Le gouvernement du Premier ministre turc, Recep Tayyip Erdogan, ne semble pas trop gêné de voir la Turquie jouer un tel rôle. Et, ironie du hasard, ce genre de relations est assumé par un parti à coloration islamique. L’ancêtre de ce parti, le Refah de Necmettin Erbakan [au pouvoir de 1995 à 1998], n’avait-il pas signé les accords commerciaux et militaires les plus importants passés entre la Turquie et Israël ? Aujourd’hui, l’AKP d’Erdogan se prépare à aller plus loin dans cette voie. Tout en essayant de maintenir ses partisans de base sur un terrain idéologique différent, il semble jouer le rôle de cheval de Troie pour introduire Israël dans le monde musulman.
L’entrevue d’officiels israéliens avec le leader pakistanais sera suivie de rencontres avec les leaders des pays d’Afrique du Nord.

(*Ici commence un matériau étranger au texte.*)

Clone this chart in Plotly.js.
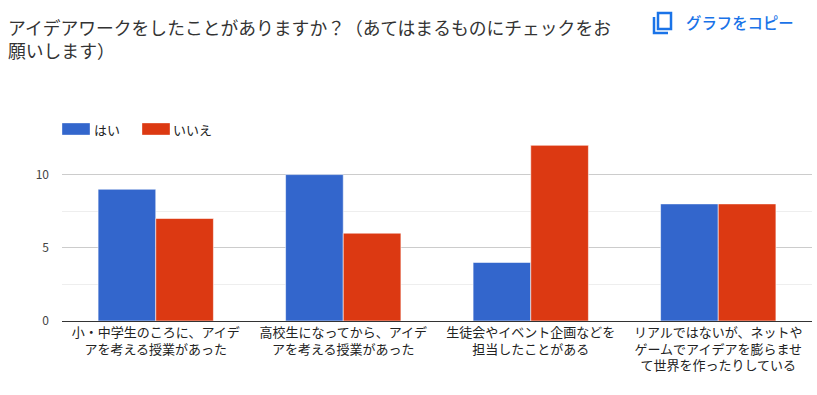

Et plusieurs dirigeants arabes vont serrer la main d’Ariel Sharon. On commence à voir aujourd’hui que le processus commencé avec le retrait israélien de la bande de Gaza n’est pas uniquement le transfert d’un petit territoire aux Palestiniens. Il n’y a en fait rien de plus normal qu’Israël se retire des terres qu’il avait envahies, mais, telle que la chose se déroule, on présente ce retrait presque comme une faveur accordée par Tel-Aviv. L’occupant essaie, avec l’aide des Etats-Unis, de faire passer cette idée dans toute la zone GMO. Ce qui nous préoccupe, c’est le rôle attribué à la Turquie dans le triangle qu’elle forme avec Israël et les Etats-Unis, car ce rôle est potentiellement dangereux. Au Moyen-Orient, il y a une réaction hostile à tout ce qui peut paraître comme une initiative américaine, et cette réaction ne cesse de s’amplifier. La ceinture verte de l’islam radical était conçue par les Américains comme un rempart contre le communisme avant d’être décriée par eux-mêmes comme “le foyer du terrorisme”. Ils veulent la remplacer aujourd’hui, au nom de la démocratie, par un autre projet islamique dit “modéré”, aux contours assez vagues. On ne serait pas étonné de voir qu’il dérive aussi vers un autre chaos, car les projets de Washington sont en général conçus à court terme et servent uniquement ses propres intérêts ponctuels. Nous, les Turcs, nous sommes par contre partie intégrante de cette région et nous y serons encore bien après le retrait des Etats-Unis.